My first clue that this was going to be an odd duck was the way that, even though Roger Black's name is listed large over the title (presumably as the chief author), the text keep tossing out phrases like "Black says," and "Black recommends." It was then that I looked again and saw the much smaller "with Sean Elder" under the book's title and Black's name on the cover, and realized it was going to be more Elder writing about what magazine-desinger-turned-Web-consultant Black recommends, than Black writing about it himself.
But once I'd managed that shift in thinking, things didn't get any better. Aside from very standard advice like not making image files too large for easy loading, and not cluttering things up with too many different type faces, one of Black's big admonitions is "bigger is better." And we're shown a bunch of very rudimentary-looking web pages that went through a number of not-so-great iterations before undergoing Black's transformation and ending up with REALLY BIG LETTERS in the middle of the screen. Didn't really look any better to me. (And more current design trends are with me on this -- website type has typically gotten smaller in recent years, and large type, even in headlines and logos, is decidedly out of favor these days.)

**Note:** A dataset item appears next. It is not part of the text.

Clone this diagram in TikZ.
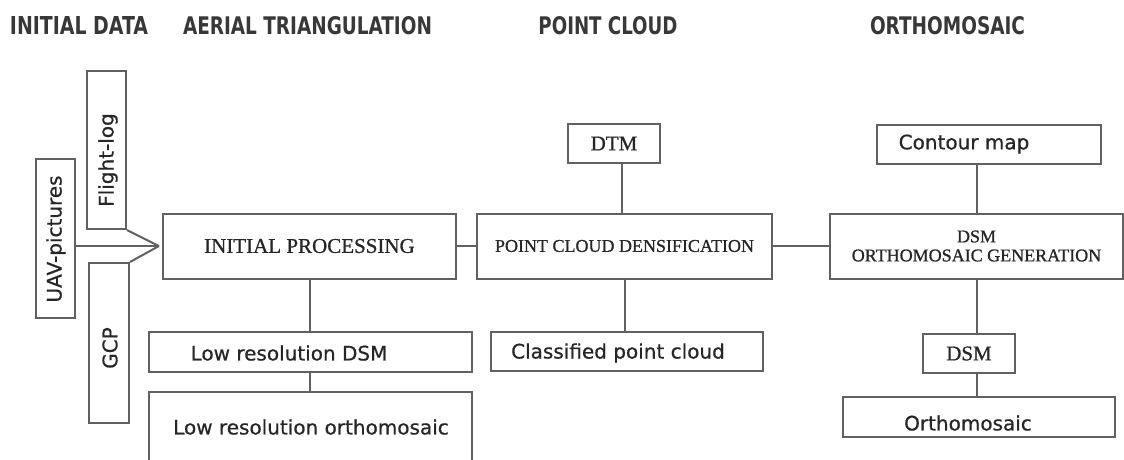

Elder also treats us to a lot of Black's prognostications about the future of the Web...about half of which are fairly solid (he predicts that broadband connections and personalization, a la Amazon.com, will be big), but at least as many of which are way off the mark (he hypes Your Personal Net (YPN) and PointCast, which are deader than doornails now). And finally, Elder makes nearly endless references to Black's pioneering work in print magazine design and re-design. But while much of that work is indeed revolutionary (he created Rolling Stone's indelible look, for example), the lengthy references to it only reinforce the point that Black's ideas go over a lot better in print than they do on the Web, and that's really where his strength lies.
So even if you see this book in a bargain bin, at a deep discount, don't waste your money. There are much better books on Web design out there...and there were even in 1997.